EXERCISE PROMPT: Can the data below be set down again exactly, line for line?

DATASET CONTENT:
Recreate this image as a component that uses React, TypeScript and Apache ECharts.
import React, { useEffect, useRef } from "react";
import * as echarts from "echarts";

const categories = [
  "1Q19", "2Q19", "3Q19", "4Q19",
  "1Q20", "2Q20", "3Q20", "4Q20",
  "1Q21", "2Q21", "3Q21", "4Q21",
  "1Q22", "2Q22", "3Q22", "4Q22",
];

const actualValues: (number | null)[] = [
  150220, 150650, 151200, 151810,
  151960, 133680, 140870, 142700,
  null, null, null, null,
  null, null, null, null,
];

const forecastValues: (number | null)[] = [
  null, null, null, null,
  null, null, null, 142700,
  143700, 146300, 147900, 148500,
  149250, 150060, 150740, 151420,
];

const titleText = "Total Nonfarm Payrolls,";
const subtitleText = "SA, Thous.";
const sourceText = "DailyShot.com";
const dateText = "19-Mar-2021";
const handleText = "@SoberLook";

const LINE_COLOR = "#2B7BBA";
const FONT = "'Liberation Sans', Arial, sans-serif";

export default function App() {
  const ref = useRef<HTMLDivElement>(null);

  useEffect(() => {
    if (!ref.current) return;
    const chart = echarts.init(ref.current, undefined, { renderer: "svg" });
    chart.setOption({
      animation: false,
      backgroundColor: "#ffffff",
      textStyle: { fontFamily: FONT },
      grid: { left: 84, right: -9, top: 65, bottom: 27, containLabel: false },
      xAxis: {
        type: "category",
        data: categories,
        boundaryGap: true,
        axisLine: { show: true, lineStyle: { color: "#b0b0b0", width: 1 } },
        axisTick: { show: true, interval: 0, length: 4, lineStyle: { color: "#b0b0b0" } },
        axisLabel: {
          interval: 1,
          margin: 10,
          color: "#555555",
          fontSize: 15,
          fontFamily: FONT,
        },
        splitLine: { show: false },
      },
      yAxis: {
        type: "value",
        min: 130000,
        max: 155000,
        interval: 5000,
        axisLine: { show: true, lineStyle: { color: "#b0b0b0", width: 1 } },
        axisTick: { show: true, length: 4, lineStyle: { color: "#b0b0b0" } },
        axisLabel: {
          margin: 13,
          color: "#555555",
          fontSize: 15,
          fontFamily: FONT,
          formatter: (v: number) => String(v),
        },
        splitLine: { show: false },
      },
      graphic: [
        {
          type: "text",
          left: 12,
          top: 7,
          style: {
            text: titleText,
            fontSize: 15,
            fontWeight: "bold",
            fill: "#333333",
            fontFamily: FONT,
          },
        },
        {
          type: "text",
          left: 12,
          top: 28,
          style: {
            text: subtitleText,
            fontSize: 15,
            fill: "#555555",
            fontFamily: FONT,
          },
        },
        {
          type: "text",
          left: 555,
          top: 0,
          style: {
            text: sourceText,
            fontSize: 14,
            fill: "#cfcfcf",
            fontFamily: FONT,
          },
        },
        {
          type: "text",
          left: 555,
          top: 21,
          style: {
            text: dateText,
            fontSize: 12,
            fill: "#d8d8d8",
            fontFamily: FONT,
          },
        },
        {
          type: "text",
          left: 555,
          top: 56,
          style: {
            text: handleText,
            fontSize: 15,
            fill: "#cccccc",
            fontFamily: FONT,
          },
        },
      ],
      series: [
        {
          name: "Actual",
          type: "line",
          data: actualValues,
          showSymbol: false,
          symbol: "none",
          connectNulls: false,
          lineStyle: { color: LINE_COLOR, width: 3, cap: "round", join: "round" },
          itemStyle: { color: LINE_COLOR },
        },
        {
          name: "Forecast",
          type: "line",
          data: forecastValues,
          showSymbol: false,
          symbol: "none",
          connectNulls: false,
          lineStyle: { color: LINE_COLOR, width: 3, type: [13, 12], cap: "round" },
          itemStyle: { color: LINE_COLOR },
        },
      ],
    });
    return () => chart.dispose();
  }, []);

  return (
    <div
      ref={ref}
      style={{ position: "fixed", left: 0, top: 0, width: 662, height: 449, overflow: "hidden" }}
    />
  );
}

RESPONSE TO THIS EXERCISE:
Recreate this image as a component that uses React, TypeScript and Apache ECharts.
import React, { useEffect, useRef } from "react";
import * as echarts from "echarts";

const categories = [
  "1Q19", "2Q19", "3Q19", "4Q19",
  "1Q20", "2Q20", "3Q20", "4Q20",
  "1Q21", "2Q21", "3Q21", "4Q21",
  "1Q22", "2Q22", "3Q22", "4Q22",
];

const actualValues: (number | null)[] = [
  150220, 150650, 151200, 151810,
  151960, 133680, 140870, 142700,
  null, null, null, null,
  null, null, null, null,
];

const forecastValues: (number | null)[] = [
  null, null, null, null,
  null, null, null, 142700,
  143700, 146300, 147900, 148500,
  149250, 150060, 150740, 151420,
];

const titleText = "Total Nonfarm Payrolls,";
const subtitleText = "SA, Thous.";
const sourceText = "DailyShot.com";
const dateText = "19-Mar-2021";
const handleText = "@SoberLook";

const LINE_COLOR = "#2B7BBA";
const FONT = "'Liberation Sans', Arial, sans-serif";

export default function App() {
  const ref = useRef<HTMLDivElement>(null);

  useEffect(() => {
    if (!ref.current) return;
    const chart = echarts.init(ref.current, undefined, { renderer: "svg" });
    chart.setOption({
      animation: false,
      backgroundColor: "#ffffff",
      textStyle: { fontFamily: FONT },
      grid: { left: 84, right: -9, top: 65, bottom: 27, containLabel: false },
      xAxis: {
        type: "category",
        data: categories,
        boundaryGap: true,
        axisLine: { show: true, lineStyle: { color: "#b0b0b0", width: 1 } },
        axisTick: { show: true, interval: 0, length: 4, lineStyle: { color: "#b0b0b0" } },
        axisLabel: {
          interval: 1,
          margin: 10,
          color: "#555555",
          fontSize: 15,
          fontFamily: FONT,
        },
        splitLine: { show: false },
      },
      yAxis: {
        type: "value",
        min: 130000,
        max: 155000,
        interval: 5000,
        axisLine: { show: true, lineStyle: { color: "#b0b0b0", width: 1 } },
        axisTick: { show: true, length: 4, lineStyle: { color: "#b0b0b0" } },
        axisLabel: {
          margin: 13,
          color: "#555555",
          fontSize: 15,
          fontFamily: FONT,
          formatter: (v: number) => String(v),
        },
        splitLine: { show: false },
      },
      graphic: [
        {
          type: "text",
          left: 12,
          top: 7,
          style: {
            text: titleText,
            fontSize: 15,
            fontWeight: "bold",
            fill: "#333333",
            fontFamily: FONT,
          },
        },
        {
          type: "text",
          left: 12,
          top: 28,
          style: {
            text: subtitleText,
            fontSize: 15,
            fill: "#555555",
            fontFamily: FONT,
          },
        },
        {
          type: "text",
          left: 555,
          top: 0,
          style: {
            text: sourceText,
            fontSize: 14,
            fill: "#cfcfcf",
            fontFamily: FONT,
          },
        },
        {
          type: "text",
          left: 555,
          top: 21,
          style: {
            text: dateText,
            fontSize: 12,
            fill: "#d8d8d8",
            fontFamily: FONT,
          },
        },
        {
          type: "text",
          left: 555,
          top: 56,
          style: {
            text: handleText,
            fontSize: 15,
            fill: "#cccccc",
            fontFamily: FONT,
          },
        },
      ],
      series: [
        {
          name: "Actual",
          type: "line",
          data: actualValues,
          showSymbol: false,
          symbol: "none",
          connectNulls: false,
          lineStyle: { color: LINE_COLOR, width: 3, cap: "round", join: "round" },
          itemStyle: { color: LINE_COLOR },
        },
        {
          name: "Forecast",
          type: "line",
          data: forecastValues,
          showSymbol: false,
          symbol: "none",
          connectNulls: false,
          lineStyle: { color: LINE_COLOR, width: 3, type: [13, 12], cap: "round" },
          itemStyle: { color: LINE_COLOR },
        },
      ],
    });
    return () => chart.dispose();
  }, []);

  return (
    <div
      ref={ref}
      style={{ position: "fixed", left: 0, top: 0, width: 662, height: 449, overflow: "hidden" }}
    />
  );
}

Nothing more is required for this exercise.